In his provocative book, Harris contrasts this path of cultural evolution with an examination of the foundation of pre-modern societies, such as tribal or Islamic cultures ruled by “the law of the jungle.” Thus, hewing to tribal values, Islam is a totalitarian religious and political ideology that protects the ummah, or the Muslim world, from being undermined and preserves mandated tribal behaviors and beliefs. [emphasis added]. The fanaticism inherent in Islam produces a group allegiance that supersedes all other potential attachments. The tribal code and tribal cohesion takes precedence over anything else and a collective fanaticism fosters cultural protectionism. Harris maintains that it is impossible to appeal to a sense of reason in societies bound by fanaticism because enlightenment directly challenges and threatens their beliefs and very existence.

Another feature of tribal societies is the existence of religious authorities that control the populace and serve as their spokespeople. Fanatical intolerance demands that critics or apostates are shunned and condemned to death. There is no room for self-reflection. The only criticism permissible is that levied at “the other” or the non-believer. [emphasis added]. Ironically, the very qualities that are shunned and prohibited by cultures of reason are viewed as good and virtuous by fanatical cultures.

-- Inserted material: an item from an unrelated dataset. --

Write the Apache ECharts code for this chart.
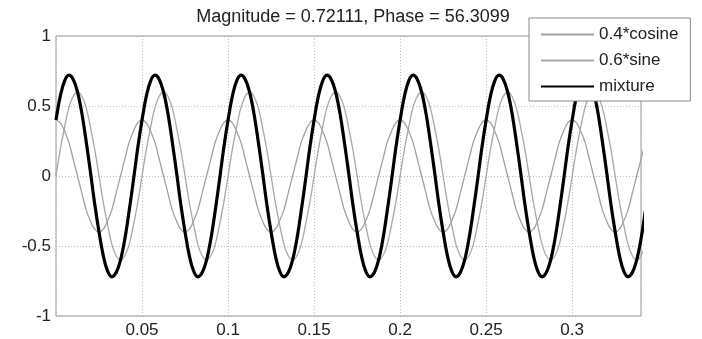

In Islamic fundamentalist societies, the mullahs endeavor to fan the flames of fanaticism in order to make it more intense and powerful.

The principle of honor is of primary importance in radical Islamic cultures. The honor of the community must be protected at all costs and far exceeds any notion of the individual or of individual rights. Religious leaders, who view the world across a long-term time horizon, operate for the good of the ummah, the propagation of Islam over time and the enforcement of Islamic law.

Tribal success hinges on the inculcation of a uniform system of steadfast shared values and of a sense of shame so deep and visceral that it is impervious to reason and makes death preferable to tribal code violations and the accompanying loss of collective honor. It solidifies a rigidly imposed “us vs. them” mindset in which “the other” is a cursed object of abject enmity. The faithful are indoctrinated and prepared to sacrifice themselves for furthering fanatic tribal goals. Martyrs for the cause are celebrated and elevated to a position of honor. [emphasis added] [ACT editor’s note: This helps explain why there are so few “moderate” Muslims willing to publicly criticize the core doctrine of Jihad in Islam – even here in the United States -- and why those who do are ostracized by the Islamic community. There are some who will denounce “terror” in a general sense, but it’s rare to find a Muslim who will renounce the numerous commands for Jihad in the Quran and the Hadiths.].